Sai: The board dynamics change the moment you have women on the board, and it is seen to become more open and collaborative. It is seen that difficult or sensitive issues are less likely to be brushed aside, and discussions take into account perspectives of multiple stakeholders and not just shareholders. But certain studies have shown that while one woman can make significant contributions, they start to make a real difference when you have three or more women directors on board.
Q. How are the dynamics of corporate governance different in family owned businesses and listed companies?
Sai: The domination of family owned and family run businesses in India still continues amongst India’s listed companies. However, the trend will change over time, especially with the emergence of some of the new age businesses, which while they are currently run by the founders, are largely owned by other investors, including venture capital and private equity investors.

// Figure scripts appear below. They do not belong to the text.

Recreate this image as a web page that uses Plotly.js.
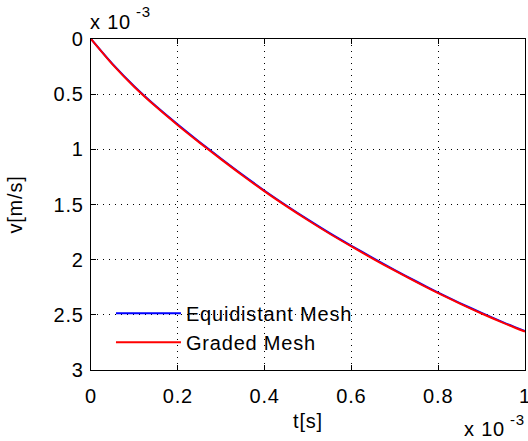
<!DOCTYPE html>
<html>
<head>
<meta charset="utf-8">
<script src="https://cdn.plot.ly/plotly-3.0.1.min.js"></script>
<style>
html,body{margin:0;padding:0;background:#fff;}
#chart{width:528px;height:441px;}
svg text{letter-spacing:0.8px;}
</style>
</head>
<body>
<div id="chart"></div>
<script>
// time in units of 1e-3 s
var tValues = [0, 0.05, 0.1, 0.15, 0.2, 0.25, 0.3, 0.35, 0.4, 0.45, 0.5, 0.55, 0.6, 0.65, 0.7, 0.75, 0.8, 0.85, 0.9, 0.95, 1.0];
// velocity in units of 1e-3 m/s
var vEquidistant = [0, 0.228, 0.43, 0.61, 0.775, 0.933, 1.085, 1.233, 1.375, 1.509, 1.637, 1.759, 1.874, 1.986, 2.094, 2.198, 2.298, 2.393, 2.483, 2.568, 2.648];
var vGraded = [0, 0.232, 0.435, 0.615, 0.781, 0.939, 1.091, 1.239, 1.381, 1.515, 1.643, 1.765, 1.88, 1.992, 2.1, 2.204, 2.304, 2.398, 2.488, 2.573, 2.652];
var seriesNames = ['Equidistant Mesh', 'Graded Mesh'];
var xTicks = [0, 0.2, 0.4, 0.6, 0.8, 1];
var xTickText = ['0', '0.2', '0.4', '0.6', '0.8', '1'];
var yTicks = [0, 0.5, 1, 1.5, 2, 2.5, 3];
var yTickText = ['0', '0.5', '1', '1.5', '2', '2.5', '3'];
var exponentText = ['x 10', '-3'];

var font = 'Liberation Sans, Arial, Helvetica, sans-serif';
var fs = 20;

var traces = [
  {x: tValues, y: vEquidistant, type: 'scatter', mode: 'lines', name: seriesNames[0],
   line: {color: '#0000ff', width: 2, shape: 'spline', smoothing: 0.8}},
  {x: tValues, y: vGraded, type: 'scatter', mode: 'lines', name: seriesNames[1],
   line: {color: '#ff0000', width: 2, shape: 'spline', smoothing: 0.8}}
];

var axisCommon = {
  automargin: false,
  showline: true, linecolor: '#000', linewidth: 1.3, mirror: 'ticks',
  ticks: 'inside', ticklen: 5, tickwidth: 1, tickcolor: '#000',
  showgrid: true, gridcolor: '#000', gridwidth: 1, griddash: '1px,5px',
  zeroline: false, ticklabeloverflow: 'allow',
  tickfont: {family: font, size: fs, color: '#000'}
};

var layout = {
  width: 528, height: 441,
  margin: {l: 91, r: 3, t: 39, b: 71},
  paper_bgcolor: '#fff', plot_bgcolor: '#fff',
  font: {family: font, size: fs, color: '#000'},
  xaxis: Object.assign({}, axisCommon, {
    range: [0, 1], tickmode: 'array', tickvals: xTicks, ticktext: xTickText,
    ticklabelstandoff: 8,
    title: {text: 't[s]', font: {family: font, size: fs, color: '#000'}, standoff: 7}
  }),
  yaxis: Object.assign({}, axisCommon, {
    range: [3, 0], tickmode: 'array', tickvals: yTicks, ticktext: yTickText,
    ticklabelstandoff: 2,
    title: {text: 'v[m/s]', font: {family: font, size: fs, color: '#000'}, standoff: 25}
  }),
  showlegend: true,
  legend: {
    x: 0.046, y: 0.23, xanchor: 'left', yanchor: 'top',
    bgcolor: 'rgba(0,0,0,0)', borderwidth: 0,
    font: {family: font, size: fs, color: '#000'},
    itemwidth: 65, tracegroupgap: 0
  },
  annotations: [
    {xref: 'paper', yref: 'paper', x: 0, y: 1, xanchor: 'left', yanchor: 'bottom',
     yshift: 4, xshift: -3, showarrow: false, text: exponentText[0], font: {family: font, size: fs, color: '#000'}},
    {xref: 'paper', yref: 'paper', x: 0, y: 1, xanchor: 'left', yanchor: 'bottom',
     yshift: 17, xshift: 43, showarrow: false, text: exponentText[1], font: {family: font, size: 15, color: '#000'}},
    {xref: 'paper', yref: 'paper', x: 1, y: 0, xanchor: 'right', yanchor: 'top',
     yshift: -46, xshift: -18, showarrow: false, text: exponentText[0], font: {family: font, size: fs, color: '#000'}},
    {xref: 'paper', yref: 'paper', x: 1, y: 0, xanchor: 'right', yanchor: 'top',
     yshift: -39, xshift: 2, showarrow: false, text: exponentText[1], font: {family: font, size: 15, color: '#000'}}
  ]
};

Plotly.newPlot('chart', traces, layout, {displayModeBar: false, staticPlot: true});
</script>
</body>
</html>
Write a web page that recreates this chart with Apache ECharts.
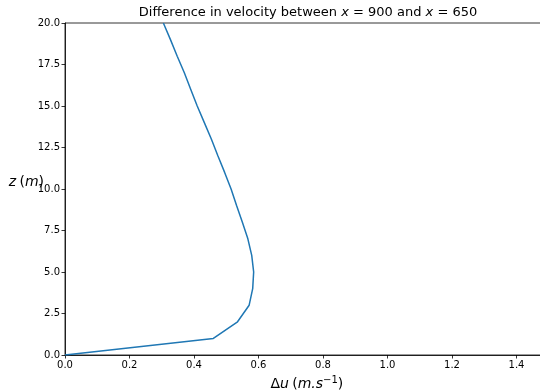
<!DOCTYPE html>
<html>
<head>
<meta charset="utf-8">
<script src="https://cdn.jsdelivr.net/npm/echarts@6/dist/echarts.min.js"></script>
<style>
  html, body { margin: 0; padding: 0; background: #fff; }
  #chart { width: 540px; height: 390px; }
</style>
</head>
<body>
<div id="chart"></div>
<script>
// Height above the ground, z (m)
const heights = [0, 1, 2, 3, 4, 5, 6, 7, 8, 9, 10, 11, 12, 13, 14, 15, 16, 17, 18, 19, 20];
// Velocity difference between x = 900 and x = 650, Δu (m/s)
const deltaU = [0, 0.46, 0.535, 0.571, 0.582, 0.585, 0.579, 0.567, 0.55, 0.532, 0.515,
                0.495, 0.474, 0.454, 0.432, 0.41, 0.39, 0.37, 0.348, 0.327, 0.305];

const font = 'DejaVu Sans';
const chart = echarts.init(document.getElementById('chart'));

chart.setOption({
  animation: false,
  backgroundColor: '#ffffff',
  title: {
    text: 'Difference in velocity between {i|x} = 900 and {i|x} = 650',
    left: 308,
    textAlign: 'center',
    top: 6,
    padding: 0,
    textStyle: {
      fontFamily: font, fontSize: 13, fontWeight: 'normal', color: '#000',
      rich: { i: { fontFamily: font, fontSize: 13, fontStyle: 'italic', color: '#000' } }
    }
  },
  grid: {
    left: 65, top: 23, width: 483.75, height: 332,
    show: true, borderColor: '#000', borderWidth: 0.8, backgroundColor: 'transparent',
    containLabel: false, outerBoundsMode: 'none'
  },
  xAxis: {
    type: 'value',
    min: 0, max: 1.5, interval: 0.2,
    name: '{t|Δ}{i|u} {t|(}{i|m.s}{s|−1}{t|)}',
    nameLocation: 'middle',
    nameGap: 20,
    nameMoveOverlap: false,
    nameTextStyle: {
      rich: {
        t: { fontFamily: font, fontSize: 14, color: '#000' },
        i: { fontFamily: font, fontSize: 14, fontStyle: 'italic', color: '#000' },
        s: { fontFamily: font, fontSize: 10, color: '#000', verticalAlign: 'bottom', padding: [0, 0, 8, 0] }
      }
    },
    axisLine: { show: true, onZero: false, lineStyle: { color: '#000', width: 0.8 } },
    axisTick: { show: true, length: 3.5, lineStyle: { color: '#000', width: 0.8 } },
    axisLabel: {
      showMaxLabel: false, fontFamily: font, fontSize: 10, color: '#000', margin: 5,
      formatter: v => v.toFixed(1)
    },
    splitLine: { show: false }
  },
  yAxis: {
    type: 'value',
    min: 0, max: 20, interval: 2.5,
    name: '{i|z} {t|(}{i|m}{t|)}',
    nameLocation: 'middle',
    nameRotate: 0,
    nameGap: 21,
    nameMoveOverlap: false,
    nameTextStyle: {
      padding: [0, 0, 14, 0],
      rich: {
        t: { fontFamily: font, fontSize: 14, color: '#000' },
        i: { fontFamily: font, fontSize: 14, fontStyle: 'italic', color: '#000' }
      }
    },
    axisLine: { show: true, onZero: false, lineStyle: { color: '#000', width: 0.8 } },
    axisTick: { show: true, length: 3.5, lineStyle: { color: '#000', width: 0.8 } },
    axisLabel: {
      fontFamily: font, fontSize: 10, color: '#000', margin: 5,
      formatter: v => v.toFixed(1)
    },
    splitLine: { show: false }
  },
  series: [{
    type: 'line',
    data: heights.map((z, i) => [deltaU[i], z]),
    showSymbol: false,
    smooth: false,
    clip: true,
    lineStyle: { color: '#1f77b4', width: 1.5 }
  }]
});
</script>
</body>
</html>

One of the key aspects of board room dynamics is the role that the promoter plays in the boardroom. A promoter who is also a dominant personality, may not always cultivate a culture of open discussion. This becomes more pronounced when the promoter also wears the hat of both the CEO and chairman. It’s in this context that the separation of roles of CEO and chairman has been proposed in the committee’s recommendations.
I think it’s wrong to equate ownership structures with the quality of corporate governance. However, when family–run businesses start acting in self-interest rather than in the interest of all shareholders, corporate governance becomes questionable. Family–owned businesses with right kind of ethics and principles wouldn’t have issues in attracting the right kind of people to their board.
Q. As work on addressing the stressed assets continues or what we can call the battle against bankruptcy, the country continues to face an economic slowdown with private investments stagnant since 2015. How do you see business and industry shaping up in the near term and long term?
AMK: The new insolvency regime should actually help to address some issues. On the one hand, banks can restructure their balance sheets, recapitalise and be in a position to start the lending cycle once again. On the other hand, those assets that are currently going through the resolution process can be added to the productive engine of the economy.
Q. Please share some of key findings of KPMG CEO survey?
AMK: We conduct this survey every year and about 100-150 CEOs participate in it. This year the theme was disruption. The interesting thing to note is 80 per cent of CEOs said their goal is to be the disruptor rather than getting disrupted.